I qualified for the B final – unsurprisingly I was slower than all the 13.5 boosted runners, but just managed to get ahead of the sole Tamiya Mini! The first leg of the final was good fun – I managed to get in between the two boosted cars in the early laps, and managed to hold one of them off for a few more, partly because I was a little quicker through the corners, and partly because the boosted car was waiting for a clean opportunity to get past. At one point he did get past but I managed to nip down the inside again for a short-lived advantage, however my luck was running out and the next time he got alongside he blasted away into the distance. Towards the end of the race, the leader made a couple of mistakes and I actually managed to finish ahead of him, just breaking to a 15-lapper (but with a short first lap due to the starting grid). As far as the motor went, I ran it at 7 degrees timing again with a ratio of 3.11:1, but it was too high and the motor went soft in the last few laps, with no brakes left by the end. Temps of 90C showed that HPI’s advised limit is pretty close to the mark. The best lap was 21.0 before the fade.
For the second leg of the final I went back to the 17deg/3.62:1 combination, just to confirm my findings. The car felt zippy but the laptimes were down, back to 21.3 again with the motor at 75C.
After the racing had finished I did a couple more practice runs. First of all I tried maximum timing (27deg) at 3.62:1. The first thing I noticed was a strange throbbing sound from the car; the second thing I noticed was that the car started to go soft after only three minutes; and the third thing I noticed was that the laptimes were weak, ranging from 21.4 to 21.9 (timed on my transmitter, so not 100% accurate). My feeling is that this is simply too much timing, and that the motor is almost “cogging” as it accelerates.
I used my final practice of the day to run in some tyres for the BRCA Clubman’s meeting on 9th September. I put the car back on the best setting of the day (7deg/3.26:1), and it felt good, with laps ranging from 20.8 to 21.4 (transmitter timed again). So a couple of tenths gained from the fresh tyres, but still some way short of my 19.8s target.
So, to sum up…
Timing – Compared to gearing up, increasing the timing seems to add more motor temperature for an equal improvement in performance. I’ll do some more tests in the range between 7 and 17 degrees (although it is hard to accurately set the motor at the 2 degree intervals marked on the can). 27deg seems to be too much and the motor may be “cogging”.
Gearing – 3.26:1 (@7deg) seemed the best balance on the big Cotswold track, bearing in mind that it was a warm day by UK standards.

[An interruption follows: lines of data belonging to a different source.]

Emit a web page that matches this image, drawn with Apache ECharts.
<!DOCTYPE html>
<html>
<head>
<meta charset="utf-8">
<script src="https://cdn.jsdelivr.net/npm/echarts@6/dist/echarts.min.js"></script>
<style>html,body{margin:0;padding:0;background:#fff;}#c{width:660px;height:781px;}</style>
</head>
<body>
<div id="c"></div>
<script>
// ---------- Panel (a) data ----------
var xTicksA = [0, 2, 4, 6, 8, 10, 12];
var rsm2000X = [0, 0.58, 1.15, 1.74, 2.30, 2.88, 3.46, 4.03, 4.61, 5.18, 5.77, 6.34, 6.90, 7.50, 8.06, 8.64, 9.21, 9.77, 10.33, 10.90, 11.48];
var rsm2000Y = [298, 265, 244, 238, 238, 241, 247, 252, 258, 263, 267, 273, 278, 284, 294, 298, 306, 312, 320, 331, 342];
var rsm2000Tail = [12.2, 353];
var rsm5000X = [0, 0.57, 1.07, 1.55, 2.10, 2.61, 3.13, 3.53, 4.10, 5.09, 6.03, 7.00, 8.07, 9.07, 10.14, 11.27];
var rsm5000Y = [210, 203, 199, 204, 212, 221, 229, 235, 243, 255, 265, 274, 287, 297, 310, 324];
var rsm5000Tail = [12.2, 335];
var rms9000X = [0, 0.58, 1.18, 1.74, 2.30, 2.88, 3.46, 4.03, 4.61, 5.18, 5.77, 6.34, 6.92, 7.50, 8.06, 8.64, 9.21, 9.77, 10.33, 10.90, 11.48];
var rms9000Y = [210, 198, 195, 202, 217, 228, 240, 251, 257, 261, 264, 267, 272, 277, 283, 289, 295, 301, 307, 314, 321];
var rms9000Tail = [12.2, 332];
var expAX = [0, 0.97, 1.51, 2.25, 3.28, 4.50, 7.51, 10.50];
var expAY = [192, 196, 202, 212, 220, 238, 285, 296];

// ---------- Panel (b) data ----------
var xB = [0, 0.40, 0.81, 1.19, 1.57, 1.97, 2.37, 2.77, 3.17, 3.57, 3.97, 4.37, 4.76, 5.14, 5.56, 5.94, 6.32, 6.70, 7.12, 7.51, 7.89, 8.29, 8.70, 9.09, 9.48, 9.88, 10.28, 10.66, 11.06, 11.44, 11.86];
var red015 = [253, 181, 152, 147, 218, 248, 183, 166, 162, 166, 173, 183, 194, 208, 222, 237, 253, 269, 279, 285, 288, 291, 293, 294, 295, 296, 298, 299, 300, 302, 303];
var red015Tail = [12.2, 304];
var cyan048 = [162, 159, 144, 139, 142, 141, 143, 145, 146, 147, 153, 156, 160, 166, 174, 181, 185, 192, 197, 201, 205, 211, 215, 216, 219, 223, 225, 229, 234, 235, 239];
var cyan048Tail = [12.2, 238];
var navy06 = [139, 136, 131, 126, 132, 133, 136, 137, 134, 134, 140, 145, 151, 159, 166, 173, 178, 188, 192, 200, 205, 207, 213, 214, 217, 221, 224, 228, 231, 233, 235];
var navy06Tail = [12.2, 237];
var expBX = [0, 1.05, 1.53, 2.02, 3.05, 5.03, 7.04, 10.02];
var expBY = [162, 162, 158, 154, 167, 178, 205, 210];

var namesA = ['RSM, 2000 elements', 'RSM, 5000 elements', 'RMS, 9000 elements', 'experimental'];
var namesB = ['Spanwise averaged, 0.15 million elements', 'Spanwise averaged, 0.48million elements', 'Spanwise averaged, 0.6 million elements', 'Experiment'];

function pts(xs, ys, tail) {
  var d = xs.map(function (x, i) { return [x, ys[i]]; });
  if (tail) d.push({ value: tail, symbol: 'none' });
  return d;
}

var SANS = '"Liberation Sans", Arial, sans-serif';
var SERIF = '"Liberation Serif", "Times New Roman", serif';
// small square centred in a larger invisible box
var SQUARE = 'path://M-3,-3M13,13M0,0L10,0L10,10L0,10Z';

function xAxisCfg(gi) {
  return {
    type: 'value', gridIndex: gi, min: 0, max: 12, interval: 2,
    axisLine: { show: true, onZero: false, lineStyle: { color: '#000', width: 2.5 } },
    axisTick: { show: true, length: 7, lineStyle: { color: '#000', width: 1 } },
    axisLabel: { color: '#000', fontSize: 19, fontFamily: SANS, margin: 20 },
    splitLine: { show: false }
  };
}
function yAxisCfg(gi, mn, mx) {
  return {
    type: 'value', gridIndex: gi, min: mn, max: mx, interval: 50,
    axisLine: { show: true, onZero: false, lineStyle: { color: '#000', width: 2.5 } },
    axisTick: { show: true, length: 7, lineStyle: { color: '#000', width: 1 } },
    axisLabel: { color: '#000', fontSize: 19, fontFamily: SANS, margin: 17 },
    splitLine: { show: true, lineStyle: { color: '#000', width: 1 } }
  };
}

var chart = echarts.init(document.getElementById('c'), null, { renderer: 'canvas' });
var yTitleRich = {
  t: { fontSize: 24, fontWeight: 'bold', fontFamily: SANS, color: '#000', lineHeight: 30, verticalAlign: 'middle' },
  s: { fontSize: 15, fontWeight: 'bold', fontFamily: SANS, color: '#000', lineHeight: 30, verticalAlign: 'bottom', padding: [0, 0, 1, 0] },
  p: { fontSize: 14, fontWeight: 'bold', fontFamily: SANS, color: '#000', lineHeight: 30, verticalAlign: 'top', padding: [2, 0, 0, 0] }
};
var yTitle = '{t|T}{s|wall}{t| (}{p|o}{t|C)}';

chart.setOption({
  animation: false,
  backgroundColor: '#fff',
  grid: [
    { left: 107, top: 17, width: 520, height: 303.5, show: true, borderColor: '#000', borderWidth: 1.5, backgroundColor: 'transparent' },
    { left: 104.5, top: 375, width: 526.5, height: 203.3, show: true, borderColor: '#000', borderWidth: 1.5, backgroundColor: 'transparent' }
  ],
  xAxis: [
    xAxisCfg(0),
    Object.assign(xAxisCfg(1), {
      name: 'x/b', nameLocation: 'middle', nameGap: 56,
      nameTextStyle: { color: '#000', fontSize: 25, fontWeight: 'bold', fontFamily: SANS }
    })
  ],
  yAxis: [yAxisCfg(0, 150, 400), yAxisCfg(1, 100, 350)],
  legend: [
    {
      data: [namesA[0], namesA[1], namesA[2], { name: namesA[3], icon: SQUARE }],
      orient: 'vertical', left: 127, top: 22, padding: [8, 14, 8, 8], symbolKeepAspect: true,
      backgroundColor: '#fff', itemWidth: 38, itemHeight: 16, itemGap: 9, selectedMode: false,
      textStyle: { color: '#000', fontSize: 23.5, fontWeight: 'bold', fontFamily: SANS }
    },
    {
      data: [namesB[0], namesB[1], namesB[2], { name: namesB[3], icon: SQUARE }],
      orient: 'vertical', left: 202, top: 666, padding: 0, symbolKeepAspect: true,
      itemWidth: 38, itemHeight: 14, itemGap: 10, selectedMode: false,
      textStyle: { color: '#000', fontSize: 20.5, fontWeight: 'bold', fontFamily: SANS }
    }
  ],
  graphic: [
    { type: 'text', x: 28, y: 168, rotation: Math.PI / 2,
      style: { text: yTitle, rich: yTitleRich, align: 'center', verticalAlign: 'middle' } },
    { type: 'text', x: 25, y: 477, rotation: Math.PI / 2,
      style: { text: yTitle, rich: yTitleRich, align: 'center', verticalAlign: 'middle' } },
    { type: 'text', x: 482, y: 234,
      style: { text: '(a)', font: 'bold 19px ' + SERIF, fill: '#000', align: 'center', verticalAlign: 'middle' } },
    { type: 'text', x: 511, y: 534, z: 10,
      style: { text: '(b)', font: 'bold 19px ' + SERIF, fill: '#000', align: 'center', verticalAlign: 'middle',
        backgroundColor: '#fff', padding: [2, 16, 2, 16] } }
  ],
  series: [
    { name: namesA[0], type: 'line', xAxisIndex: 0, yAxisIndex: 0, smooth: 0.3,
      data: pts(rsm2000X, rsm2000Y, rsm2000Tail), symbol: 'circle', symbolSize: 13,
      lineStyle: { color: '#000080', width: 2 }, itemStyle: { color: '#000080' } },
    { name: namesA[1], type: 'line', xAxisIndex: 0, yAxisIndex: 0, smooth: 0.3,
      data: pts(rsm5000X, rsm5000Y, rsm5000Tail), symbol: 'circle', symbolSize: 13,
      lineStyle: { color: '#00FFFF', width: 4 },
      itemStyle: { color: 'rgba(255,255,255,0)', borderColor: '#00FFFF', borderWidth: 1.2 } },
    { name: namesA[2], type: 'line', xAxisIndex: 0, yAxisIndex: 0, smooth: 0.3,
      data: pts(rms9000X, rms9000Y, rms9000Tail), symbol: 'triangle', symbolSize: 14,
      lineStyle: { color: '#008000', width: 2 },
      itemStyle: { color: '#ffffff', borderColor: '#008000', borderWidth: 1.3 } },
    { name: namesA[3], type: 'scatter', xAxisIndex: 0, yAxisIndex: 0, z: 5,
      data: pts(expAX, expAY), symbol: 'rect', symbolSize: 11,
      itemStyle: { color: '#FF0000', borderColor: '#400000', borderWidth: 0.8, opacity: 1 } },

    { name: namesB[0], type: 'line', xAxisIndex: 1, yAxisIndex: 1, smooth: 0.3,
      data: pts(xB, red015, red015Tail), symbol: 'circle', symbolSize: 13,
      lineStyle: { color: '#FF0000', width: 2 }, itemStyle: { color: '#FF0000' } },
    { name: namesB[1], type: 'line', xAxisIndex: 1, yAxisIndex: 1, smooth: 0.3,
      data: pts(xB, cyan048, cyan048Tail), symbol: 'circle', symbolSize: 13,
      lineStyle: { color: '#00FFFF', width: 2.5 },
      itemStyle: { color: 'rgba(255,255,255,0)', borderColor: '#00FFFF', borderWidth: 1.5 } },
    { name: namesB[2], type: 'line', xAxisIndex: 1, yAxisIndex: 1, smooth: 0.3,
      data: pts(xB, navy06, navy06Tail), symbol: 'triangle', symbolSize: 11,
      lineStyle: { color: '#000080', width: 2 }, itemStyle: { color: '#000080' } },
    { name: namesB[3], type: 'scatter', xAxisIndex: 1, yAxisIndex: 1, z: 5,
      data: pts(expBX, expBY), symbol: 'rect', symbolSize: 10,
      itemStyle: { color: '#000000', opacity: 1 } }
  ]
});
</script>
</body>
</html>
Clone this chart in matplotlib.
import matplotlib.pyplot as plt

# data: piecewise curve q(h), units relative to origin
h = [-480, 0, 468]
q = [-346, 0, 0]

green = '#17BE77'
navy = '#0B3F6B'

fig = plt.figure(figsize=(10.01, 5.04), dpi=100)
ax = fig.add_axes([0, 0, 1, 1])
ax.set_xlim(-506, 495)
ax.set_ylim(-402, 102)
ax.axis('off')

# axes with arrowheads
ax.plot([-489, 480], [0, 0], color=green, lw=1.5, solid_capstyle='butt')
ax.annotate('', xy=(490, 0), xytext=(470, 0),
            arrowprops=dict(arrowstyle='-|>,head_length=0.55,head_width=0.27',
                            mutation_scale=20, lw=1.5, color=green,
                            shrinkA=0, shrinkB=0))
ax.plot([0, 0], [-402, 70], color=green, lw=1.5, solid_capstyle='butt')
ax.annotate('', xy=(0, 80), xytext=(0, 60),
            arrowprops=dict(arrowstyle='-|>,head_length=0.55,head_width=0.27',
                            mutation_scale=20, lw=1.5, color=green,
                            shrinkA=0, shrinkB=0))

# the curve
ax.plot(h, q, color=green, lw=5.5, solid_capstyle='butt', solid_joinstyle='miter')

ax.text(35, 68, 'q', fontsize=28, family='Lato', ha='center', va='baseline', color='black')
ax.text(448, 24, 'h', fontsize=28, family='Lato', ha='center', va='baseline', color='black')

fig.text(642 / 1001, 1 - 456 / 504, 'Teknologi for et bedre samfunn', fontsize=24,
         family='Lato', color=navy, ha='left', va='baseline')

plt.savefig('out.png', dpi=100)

I need to try some of the finer ratios (pinions have been ordered for 3.19:1), and perhaps 3.11:1 wouldn’t go soft on a cooler day.
Car – I haven’t written much about the car – basically it was very good in all the timed runs. But it is a bit heavy at 1440gms (BRCA limit is 1350gms). A shorty Lipo has been ordered, this should get the car down to the minimum weight, and hopefully that will be reflected in the laptimes.